L’espace et nous, 2003

pulls colorés, intervention dans l’espace public
2 rue de l’Horloge et 23 rue du Champ Jacquet, Rennes

Cirrus a réalisé à Paris et à Rennes une succession d’interventions dans la rue qui consistent à empiler des pulls colorés dans des encadrements de fenêtres.

Chacune des interventions dure entre trois et quatre heures et se développe en plusieurs temps : au début les passants sont confrontés à cette accumulation de vêtements, puis l’artiste affiche une simple feuille indiquant : « Vous pouvez vous servir à partir de 17h30 » et sur certains pulls des étiquettes « Réservé », enfin vient le moment où chacun peut effectivement emporter un pull. Pendant tout ce temps, Cirrus filme discrètement la réaction des personnes.

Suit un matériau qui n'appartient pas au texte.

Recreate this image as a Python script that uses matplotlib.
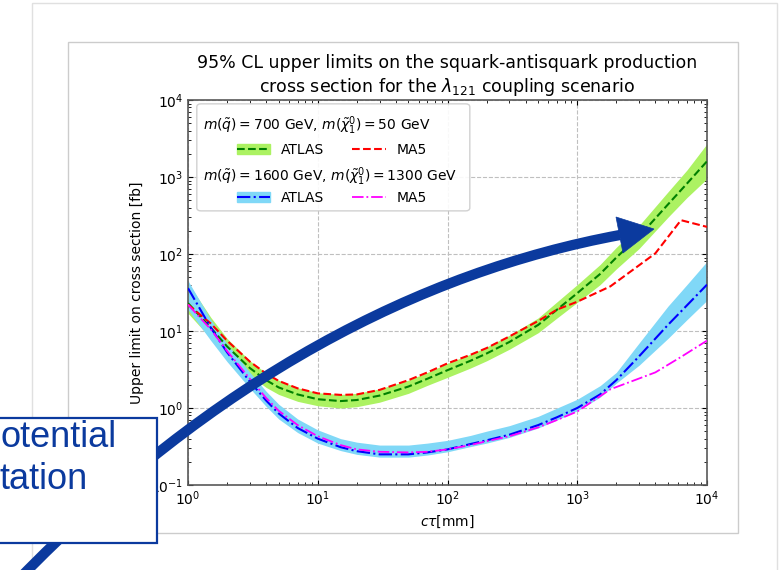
import numpy as np
import matplotlib.pyplot as plt
from matplotlib.lines import Line2D
from matplotlib.patches import Patch, Rectangle, FancyBboxPatch, PathPatch, Polygon
from matplotlib.path import Path

# --- data (ctau in mm, limits in fb) ---
ctau_atlas = [1, 1.5, 2, 3, 4, 5, 7, 10, 15, 20, 30, 50, 70, 100, 150, 200,
              300, 500, 700, 1000, 1500, 2000, 3000, 5000, 7000, 10000]
ctau_ma5 = [1, 1.5, 2, 3, 4, 5, 7, 10, 15, 20, 30, 50, 70, 100, 150, 200,
            300, 500, 700, 1000, 1800, 4000, 6300, 10000]

# m(sq) = 700 GeV, m(chi) = 50 GeV
atlas_700 = [23, 11, 6.3, 3.3, 2.3, 1.85, 1.5, 1.3, 1.23, 1.27, 1.45, 1.9, 2.4,
             3.1, 4.1, 5.1, 7.2, 12, 19, 31, 55, 90, 170, 440, 820, 1600]
atlas_700_up = [42, 15, 8.0, 4.1, 2.85, 2.3, 1.83, 1.58, 1.5, 1.55, 1.77, 2.3, 2.9,
                3.8, 5.0, 6.2, 8.8, 14.8, 24, 40, 73, 122, 235, 640, 1230, 2700]
atlas_700_dn = [17, 8.0, 4.9, 2.65, 1.85, 1.5, 1.22, 1.07, 1.0, 1.04, 1.19, 1.55, 1.97,
                2.5, 3.3, 4.1, 5.8, 9.5, 14.8, 23.5, 40, 64, 118, 300, 540, 950]
ma5_700 = [22, 12.5, 7.5, 4.0, 2.8, 2.25, 1.8, 1.55, 1.48, 1.5, 1.72, 2.3, 2.9,
           3.8, 4.9, 6.0, 8.5, 13.5, 19, 24, 38, 102, 275, 225]

# m(sq) = 1600 GeV, m(chi) = 1300 GeV
atlas_1600 = [36, 11, 5.3, 2.2, 1.25, 0.85, 0.55, 0.4, 0.31, 0.275, 0.25, 0.25, 0.265,
              0.29, 0.34, 0.38, 0.45, 0.6, 0.76, 1.0, 1.5, 2.3, 4.7, 12, 21.5, 40]
atlas_1600_up = [45, 14, 6.8, 2.9, 1.65, 1.12, 0.72, 0.52, 0.4, 0.36, 0.33, 0.33, 0.35,
                 0.38, 0.44, 0.5, 0.59, 0.78, 1.0, 1.3, 1.95, 2.9, 7.0, 21, 40, 80]
atlas_1600_dn = [19, 7.5, 4.0, 1.8, 1.05, 0.72, 0.48, 0.35, 0.28, 0.25, 0.23, 0.23, 0.245,
                 0.27, 0.315, 0.35, 0.415, 0.55, 0.7, 0.92, 1.38, 2.1, 3.6, 8.0, 14, 25]
ma5_1600 = [22, 10.5, 5.5, 2.4, 1.35, 0.92, 0.6, 0.43, 0.33, 0.29, 0.27, 0.265, 0.27,
            0.29, 0.33, 0.37, 0.43, 0.56, 0.7, 0.9, 1.75, 2.9, 4.6, 7.5]

header_700 = r"$m(\tilde{q}) = 700$ GeV, $m(\tilde{\chi}_1^0) = 50$ GeV"
header_1600 = r"$m(\tilde{q}) = 1600$ GeV, $m(\tilde{\chi}_1^0) = 1300$ GeV"

green_band = '#acf262'
blue_band = '#80d8f7'
arrow_col = '#0b3a9e'

fig = plt.figure(figsize=(7.8, 5.7), dpi=100)
ax = fig.add_axes([188 / 780, 85 / 570, 519 / 780, 385 / 570])

ax.fill_between(ctau_atlas, atlas_700_dn, atlas_700_up, color=green_band, lw=0, zorder=2)
ax.fill_between(ctau_atlas, atlas_1600_dn, atlas_1600_up, color=blue_band, lw=0, zorder=2)
ax.plot(ctau_atlas, atlas_700, color='green', ls='--', lw=1.5, zorder=3)
ax.plot(ctau_ma5, ma5_700, color='red', ls='--', lw=1.5, zorder=3)
ax.plot(ctau_atlas, atlas_1600, color='blue', ls='-.', lw=1.5, zorder=3)
ax.plot(ctau_ma5, ma5_1600, color='magenta', ls='-.', lw=1.3, zorder=3)

ax.set_xscale('log')
ax.set_yscale('log')
ax.set_xlim(1, 1e4)
ax.set_ylim(1e-1, 1e4)
ax.grid(True, which='major', ls='--', color='0.75', lw=0.8)
ax.tick_params(which='both', direction='in', top=True, right=True, labelsize=10)
for sp in ax.spines.values():
    sp.set_color('0.35')
    sp.set_linewidth(1.2)
ax.set_xlabel(r'$c\tau$[mm]', fontsize=10)
ax.set_ylabel('Upper limit on cross section [fb]', fontsize=10)
ax.set_title('95% CL upper limits on the squark-antisquark production\n'
             r'cross section for the $\lambda_{121}$ coupling scenario',
             fontsize=12.5, pad=6)

# legend: frame + headers + two rows of entries
frame = FancyBboxPatch((0.017, 0.712), 0.526, 0.278, transform=ax.transAxes,
                       boxstyle='round,pad=0,rounding_size=0.008',
                       facecolor='white', edgecolor='0.8', alpha=0.9, zorder=4)
ax.add_patch(frame)
ax.text(0.029, 0.934, header_700, transform=ax.transAxes, fontsize=10,
        va='center', ha='left', zorder=6)
ax.text(0.029, 0.800, header_1600, transform=ax.transAxes, fontsize=10,
        va='center', ha='left', zorder=6)

h_a700 = (Patch(color=green_band), Line2D([], [], color='green', ls='--', lw=1.5))
h_m700 = Line2D([], [], color='red', ls='--', lw=1.5)
h_a1600 = (Patch(color=blue_band), Line2D([], [], color='blue', ls='-.', lw=1.5))
h_m1600 = Line2D([], [], color='magenta', ls='-.', lw=1.3)

leg1 = ax.legend([h_a700, h_m700], ['ATLAS', 'MA5'], ncol=2, frameon=False,
                 loc='center left', bbox_to_anchor=(0.094, 0.870), fontsize=10,
                 borderpad=0, borderaxespad=0, handlelength=2.4, columnspacing=2.0)
ax.add_artist(leg1)
leg2 = ax.legend([h_a1600, h_m1600], ['ATLAS', 'MA5'], ncol=2, frameon=False,
                 loc='center left', bbox_to_anchor=(0.094, 0.745), fontsize=10,
                 borderpad=0, borderaxespad=0, handlelength=2.4, columnspacing=2.0)

# --- slide decorations in pixel coordinates ---
ov = fig.add_axes([0, 0, 1, 1], zorder=10)
ov.set_xlim(0, 780)
ov.set_ylim(570, 0)
ov.axis('off')
ov.patch.set_alpha(0)

ov.add_patch(Rectangle((32, 3), 745, 620, fill=False, ec='0.88', lw=1))
ov.add_patch(Rectangle((68, 42), 670, 491, fill=False, ec='0.8', lw=1))

arrow_path = Path([(18, 580), (214, 378), (420, 272), (620, 235)],
                  [Path.MOVETO, Path.CURVE4, Path.CURVE4, Path.CURVE4])
ov.add_patch(PathPatch(arrow_path, fill=False, ec=arrow_col, lw=7.4,
                       capstyle='butt', zorder=2))
ov.add_patch(Polygon([(616, 217), (654, 229), (623, 253)], closed=True,
                     fc=arrow_col, ec=arrow_col, lw=0.5, zorder=2))

ov.add_patch(Rectangle((-10, 418), 167, 125, fc='white', ec=arrow_col, lw=1.6, zorder=3))
ov.text(0, 447, 'otential', color=arrow_col, fontsize=26, family='Liberation Sans',
        ha='left', va='baseline', zorder=4)
ov.text(0, 489, 'tation', color=arrow_col, fontsize=26, family='Liberation Sans',
        ha='left', va='baseline', zorder=4)

fig.savefig('out.png', dpi=100)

Ainsi, au moment même où l’action se déroulait dans les rues de Rennes, les vidéos des interventions déjà réalisées à Paris étaient projetées dans l’espace d’exposition de La Criée. Ces deux approches permettent deux lectures différentes de l’œuvre, alors que dans l’espace urbain le passant est acteur d’une situation dans laquelle il n’identifie pas ce qu’il a devant les yeux, dans le deuxième contexte il devient spectateur d’un « objet » dont le statut d’œuvre d’art est complètement induit par les spécificités du lieu.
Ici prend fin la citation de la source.